Copy each line exactly. Drop every picture.

** START OF Data provided **

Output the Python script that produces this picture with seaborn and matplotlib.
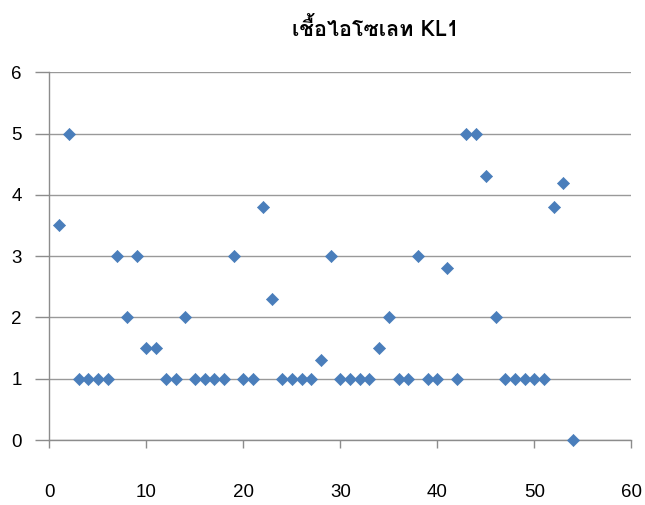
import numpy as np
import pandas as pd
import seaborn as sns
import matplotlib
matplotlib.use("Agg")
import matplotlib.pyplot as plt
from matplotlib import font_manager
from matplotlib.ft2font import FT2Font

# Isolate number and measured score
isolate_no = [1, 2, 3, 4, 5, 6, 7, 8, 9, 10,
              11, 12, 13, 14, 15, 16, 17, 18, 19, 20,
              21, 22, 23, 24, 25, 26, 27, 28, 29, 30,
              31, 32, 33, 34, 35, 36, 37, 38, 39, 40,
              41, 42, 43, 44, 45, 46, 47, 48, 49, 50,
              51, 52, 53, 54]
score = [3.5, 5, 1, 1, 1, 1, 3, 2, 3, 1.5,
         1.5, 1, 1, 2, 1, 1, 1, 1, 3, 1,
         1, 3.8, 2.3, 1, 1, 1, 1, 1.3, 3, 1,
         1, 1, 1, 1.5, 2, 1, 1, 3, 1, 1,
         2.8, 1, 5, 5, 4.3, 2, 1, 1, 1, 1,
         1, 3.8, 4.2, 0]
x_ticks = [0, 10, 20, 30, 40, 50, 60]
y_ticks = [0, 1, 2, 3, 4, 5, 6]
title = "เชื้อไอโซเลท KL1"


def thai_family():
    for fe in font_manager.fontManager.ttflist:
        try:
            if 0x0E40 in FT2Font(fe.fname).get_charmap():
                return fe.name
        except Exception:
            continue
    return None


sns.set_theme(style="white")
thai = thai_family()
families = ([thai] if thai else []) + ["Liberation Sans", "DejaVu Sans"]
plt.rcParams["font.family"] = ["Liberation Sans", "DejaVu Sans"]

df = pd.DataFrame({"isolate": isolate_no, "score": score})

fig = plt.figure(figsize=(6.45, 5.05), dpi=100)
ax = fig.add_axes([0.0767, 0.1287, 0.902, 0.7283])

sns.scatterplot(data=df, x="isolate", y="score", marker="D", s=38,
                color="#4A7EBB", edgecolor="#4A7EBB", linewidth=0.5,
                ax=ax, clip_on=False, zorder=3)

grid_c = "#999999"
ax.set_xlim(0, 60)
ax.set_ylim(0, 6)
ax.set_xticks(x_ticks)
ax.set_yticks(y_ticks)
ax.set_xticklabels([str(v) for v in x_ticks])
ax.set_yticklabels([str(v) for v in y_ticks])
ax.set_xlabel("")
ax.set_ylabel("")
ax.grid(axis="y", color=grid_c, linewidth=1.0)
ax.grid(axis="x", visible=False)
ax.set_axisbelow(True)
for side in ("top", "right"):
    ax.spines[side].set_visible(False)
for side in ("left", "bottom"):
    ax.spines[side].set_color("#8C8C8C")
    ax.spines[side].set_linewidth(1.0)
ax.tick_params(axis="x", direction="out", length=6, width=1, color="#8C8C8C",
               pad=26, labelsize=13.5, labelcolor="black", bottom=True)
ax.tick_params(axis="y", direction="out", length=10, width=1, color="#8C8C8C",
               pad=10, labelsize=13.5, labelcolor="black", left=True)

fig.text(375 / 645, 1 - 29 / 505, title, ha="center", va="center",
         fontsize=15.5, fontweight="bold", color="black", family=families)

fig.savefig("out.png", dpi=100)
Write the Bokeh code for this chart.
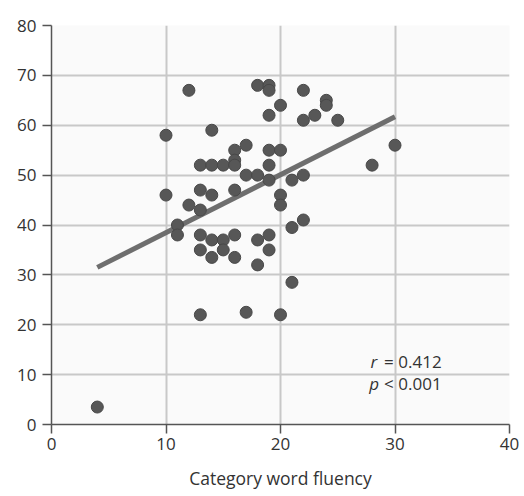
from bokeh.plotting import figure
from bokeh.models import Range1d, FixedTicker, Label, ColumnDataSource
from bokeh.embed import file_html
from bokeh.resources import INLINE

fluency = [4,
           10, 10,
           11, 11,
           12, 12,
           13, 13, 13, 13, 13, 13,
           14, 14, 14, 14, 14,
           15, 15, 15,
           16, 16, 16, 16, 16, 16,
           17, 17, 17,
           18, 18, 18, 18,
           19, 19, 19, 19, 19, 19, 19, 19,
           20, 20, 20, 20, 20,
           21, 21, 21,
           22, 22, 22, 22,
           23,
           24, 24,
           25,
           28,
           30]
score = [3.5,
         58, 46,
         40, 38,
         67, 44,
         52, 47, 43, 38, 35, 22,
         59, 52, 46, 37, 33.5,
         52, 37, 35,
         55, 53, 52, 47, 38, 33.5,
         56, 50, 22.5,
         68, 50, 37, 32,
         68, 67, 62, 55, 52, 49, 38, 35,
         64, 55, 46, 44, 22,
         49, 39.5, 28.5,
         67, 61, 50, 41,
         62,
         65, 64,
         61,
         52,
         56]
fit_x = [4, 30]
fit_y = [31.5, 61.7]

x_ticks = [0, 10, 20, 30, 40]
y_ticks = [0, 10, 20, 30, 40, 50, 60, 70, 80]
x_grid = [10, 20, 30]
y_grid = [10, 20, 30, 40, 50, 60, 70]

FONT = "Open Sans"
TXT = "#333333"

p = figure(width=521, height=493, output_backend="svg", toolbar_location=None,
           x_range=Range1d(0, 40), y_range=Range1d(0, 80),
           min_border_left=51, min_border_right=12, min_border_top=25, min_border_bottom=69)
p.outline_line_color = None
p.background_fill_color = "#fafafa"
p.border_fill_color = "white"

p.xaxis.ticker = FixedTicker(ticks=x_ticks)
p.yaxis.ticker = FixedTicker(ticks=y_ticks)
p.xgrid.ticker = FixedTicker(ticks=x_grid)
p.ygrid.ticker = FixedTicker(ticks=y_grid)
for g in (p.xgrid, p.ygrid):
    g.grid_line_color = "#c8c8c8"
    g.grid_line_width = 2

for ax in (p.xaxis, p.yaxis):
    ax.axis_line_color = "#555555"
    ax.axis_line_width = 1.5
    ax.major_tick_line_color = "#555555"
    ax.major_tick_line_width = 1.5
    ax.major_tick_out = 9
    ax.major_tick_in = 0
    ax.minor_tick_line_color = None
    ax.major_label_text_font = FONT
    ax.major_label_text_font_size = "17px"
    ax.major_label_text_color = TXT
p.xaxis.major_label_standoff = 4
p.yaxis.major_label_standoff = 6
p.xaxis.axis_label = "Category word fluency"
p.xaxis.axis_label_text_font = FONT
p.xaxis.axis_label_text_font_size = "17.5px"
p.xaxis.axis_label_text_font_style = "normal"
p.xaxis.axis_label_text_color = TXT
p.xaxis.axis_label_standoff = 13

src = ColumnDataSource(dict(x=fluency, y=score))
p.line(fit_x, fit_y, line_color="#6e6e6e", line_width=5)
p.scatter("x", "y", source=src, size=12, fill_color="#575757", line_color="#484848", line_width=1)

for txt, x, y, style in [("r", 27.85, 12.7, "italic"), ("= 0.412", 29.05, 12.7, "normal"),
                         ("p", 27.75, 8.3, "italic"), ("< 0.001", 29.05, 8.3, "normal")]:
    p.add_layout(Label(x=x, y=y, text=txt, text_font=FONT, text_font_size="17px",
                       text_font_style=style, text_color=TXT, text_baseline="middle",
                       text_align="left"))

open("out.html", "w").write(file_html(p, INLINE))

** END OF Data provided **

▶ Exercise response
Output the Python script that produces this picture with seaborn and matplotlib.
import numpy as np
import pandas as pd
import seaborn as sns
import matplotlib
matplotlib.use("Agg")
import matplotlib.pyplot as plt
from matplotlib import font_manager
from matplotlib.ft2font import FT2Font

# Isolate number and measured score
isolate_no = [1, 2, 3, 4, 5, 6, 7, 8, 9, 10,
              11, 12, 13, 14, 15, 16, 17, 18, 19, 20,
              21, 22, 23, 24, 25, 26, 27, 28, 29, 30,
              31, 32, 33, 34, 35, 36, 37, 38, 39, 40,
              41, 42, 43, 44, 45, 46, 47, 48, 49, 50,
              51, 52, 53, 54]
score = [3.5, 5, 1, 1, 1, 1, 3, 2, 3, 1.5,
         1.5, 1, 1, 2, 1, 1, 1, 1, 3, 1,
         1, 3.8, 2.3, 1, 1, 1, 1, 1.3, 3, 1,
         1, 1, 1, 1.5, 2, 1, 1, 3, 1, 1,
         2.8, 1, 5, 5, 4.3, 2, 1, 1, 1, 1,
         1, 3.8, 4.2, 0]
x_ticks = [0, 10, 20, 30, 40, 50, 60]
y_ticks = [0, 1, 2, 3, 4, 5, 6]
title = "เชื้อไอโซเลท KL1"


def thai_family():
    for fe in font_manager.fontManager.ttflist:
        try:
            if 0x0E40 in FT2Font(fe.fname).get_charmap():
                return fe.name
        except Exception:
            continue
    return None


sns.set_theme(style="white")
thai = thai_family()
families = ([thai] if thai else []) + ["Liberation Sans", "DejaVu Sans"]
plt.rcParams["font.family"] = ["Liberation Sans", "DejaVu Sans"]

df = pd.DataFrame({"isolate": isolate_no, "score": score})

fig = plt.figure(figsize=(6.45, 5.05), dpi=100)
ax = fig.add_axes([0.0767, 0.1287, 0.902, 0.7283])

sns.scatterplot(data=df, x="isolate", y="score", marker="D", s=38,
                color="#4A7EBB", edgecolor="#4A7EBB", linewidth=0.5,
                ax=ax, clip_on=False, zorder=3)

grid_c = "#999999"
ax.set_xlim(0, 60)
ax.set_ylim(0, 6)
ax.set_xticks(x_ticks)
ax.set_yticks(y_ticks)
ax.set_xticklabels([str(v) for v in x_ticks])
ax.set_yticklabels([str(v) for v in y_ticks])
ax.set_xlabel("")
ax.set_ylabel("")
ax.grid(axis="y", color=grid_c, linewidth=1.0)
ax.grid(axis="x", visible=False)
ax.set_axisbelow(True)
for side in ("top", "right"):
    ax.spines[side].set_visible(False)
for side in ("left", "bottom"):
    ax.spines[side].set_color("#8C8C8C")
    ax.spines[side].set_linewidth(1.0)
ax.tick_params(axis="x", direction="out", length=6, width=1, color="#8C8C8C",
               pad=26, labelsize=13.5, labelcolor="black", bottom=True)
ax.tick_params(axis="y", direction="out", length=10, width=1, color="#8C8C8C",
               pad=10, labelsize=13.5, labelcolor="black", left=True)

fig.text(375 / 645, 1 - 29 / 505, title, ha="center", va="center",
         fontsize=15.5, fontweight="bold", color="black", family=families)

fig.savefig("out.png", dpi=100)
Write the Bokeh code for this chart.
from bokeh.plotting import figure
from bokeh.models import Range1d, FixedTicker, Label, ColumnDataSource
from bokeh.embed import file_html
from bokeh.resources import INLINE

fluency = [4,
           10, 10,
           11, 11,
           12, 12,
           13, 13, 13, 13, 13, 13,
           14, 14, 14, 14, 14,
           15, 15, 15,
           16, 16, 16, 16, 16, 16,
           17, 17, 17,
           18, 18, 18, 18,
           19, 19, 19, 19, 19, 19, 19, 19,
           20, 20, 20, 20, 20,
           21, 21, 21,
           22, 22, 22, 22,
           23,
           24, 24,
           25,
           28,
           30]
score = [3.5,
         58, 46,
         40, 38,
         67, 44,
         52, 47, 43, 38, 35, 22,
         59, 52, 46, 37, 33.5,
         52, 37, 35,
         55, 53, 52, 47, 38, 33.5,
         56, 50, 22.5,
         68, 50, 37, 32,
         68, 67, 62, 55, 52, 49, 38, 35,
         64, 55, 46, 44, 22,
         49, 39.5, 28.5,
         67, 61, 50, 41,
         62,
         65, 64,
         61,
         52,
         56]
fit_x = [4, 30]
fit_y = [31.5, 61.7]

x_ticks = [0, 10, 20, 30, 40]
y_ticks = [0, 10, 20, 30, 40, 50, 60, 70, 80]
x_grid = [10, 20, 30]
y_grid = [10, 20, 30, 40, 50, 60, 70]

FONT = "Open Sans"
TXT = "#333333"

p = figure(width=521, height=493, output_backend="svg", toolbar_location=None,
           x_range=Range1d(0, 40), y_range=Range1d(0, 80),
           min_border_left=51, min_border_right=12, min_border_top=25, min_border_bottom=69)
p.outline_line_color = None
p.background_fill_color = "#fafafa"
p.border_fill_color = "white"

p.xaxis.ticker = FixedTicker(ticks=x_ticks)
p.yaxis.ticker = FixedTicker(ticks=y_ticks)
p.xgrid.ticker = FixedTicker(ticks=x_grid)
p.ygrid.ticker = FixedTicker(ticks=y_grid)
for g in (p.xgrid, p.ygrid):
    g.grid_line_color = "#c8c8c8"
    g.grid_line_width = 2

for ax in (p.xaxis, p.yaxis):
    ax.axis_line_color = "#555555"
    ax.axis_line_width = 1.5
    ax.major_tick_line_color = "#555555"
    ax.major_tick_line_width = 1.5
    ax.major_tick_out = 9
    ax.major_tick_in = 0
    ax.minor_tick_line_color = None
    ax.major_label_text_font = FONT
    ax.major_label_text_font_size = "17px"
    ax.major_label_text_color = TXT
p.xaxis.major_label_standoff = 4
p.yaxis.major_label_standoff = 6
p.xaxis.axis_label = "Category word fluency"
p.xaxis.axis_label_text_font = FONT
p.xaxis.axis_label_text_font_size = "17.5px"
p.xaxis.axis_label_text_font_style = "normal"
p.xaxis.axis_label_text_color = TXT
p.xaxis.axis_label_standoff = 13

src = ColumnDataSource(dict(x=fluency, y=score))
p.line(fit_x, fit_y, line_color="#6e6e6e", line_width=5)
p.scatter("x", "y", source=src, size=12, fill_color="#575757", line_color="#484848", line_width=1)

for txt, x, y, style in [("r", 27.85, 12.7, "italic"), ("= 0.412", 29.05, 12.7, "normal"),
                         ("p", 27.75, 8.3, "italic"), ("< 0.001", 29.05, 8.3, "normal")]:
    p.add_layout(Label(x=x, y=y, text=txt, text_font=FONT, text_font_size="17px",
                       text_font_style=style, text_color=TXT, text_baseline="middle",
                       text_align="left"))

open("out.html", "w").write(file_html(p, INLINE))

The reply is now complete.